The Partnership Path
India isn’t naive enough to think it can master jet engines in isolation. Negotiations are underway with international partners for co-developing engines for the Advanced Medium Combat Aircraft programme, with companies like France’s Safran, Britain’s Rolls-Royce, and America’s General Electric all expressing interest.
This is probably the smart play. Learn from those who’ve already solved the problems. Transfer technology. Build capabilities gradually. It’s less satisfying than a purely indigenous solution, but it’s realistic.
The Indian Air Force has orders for 180 Tejas Mk1A fighters on the books. Then there’s the Mk2 variant under development. Beyond that, the ambitious fifth-generation AMCA programme. All need engines that can handle extreme conditions reliably for decades.
What Success Looks Like
HAL’s chairman, C.B. Ananthakrishnan, called Friday’s Nashik flight “a historic achievement” that demonstrates India’s advancing aircraft manufacturing capability. He has reason for optimism—the Nashik facility alone will employ over a thousand people and support dozens of component suppliers across three states.

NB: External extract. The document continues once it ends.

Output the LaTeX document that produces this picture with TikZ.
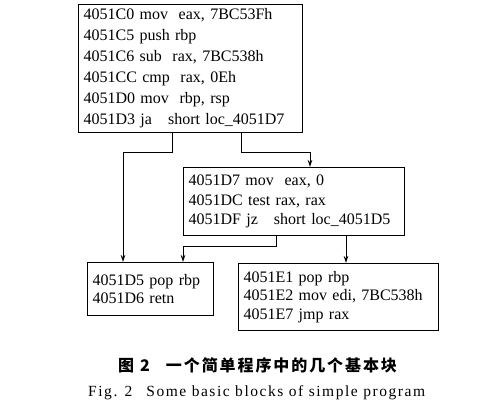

But sustainable success means not just building jets, but powering them independently. The ₹654 billion investment is India’s down payment on that future.
Will it work? Eventually, probably yes. Countries that commit this level of resources and focus typically achieve their aerospace goals, even if timelines slip. China struggled with jet engines for decades before cracking the code. India’s likely on a similar journey.
The question is how long it takes, and what vulnerabilities exist in the meantime. For now, India celebrates what it’s achieved while acknowledging frankly what remains to be done.
That honest reckoning might be the most encouraging sign of all.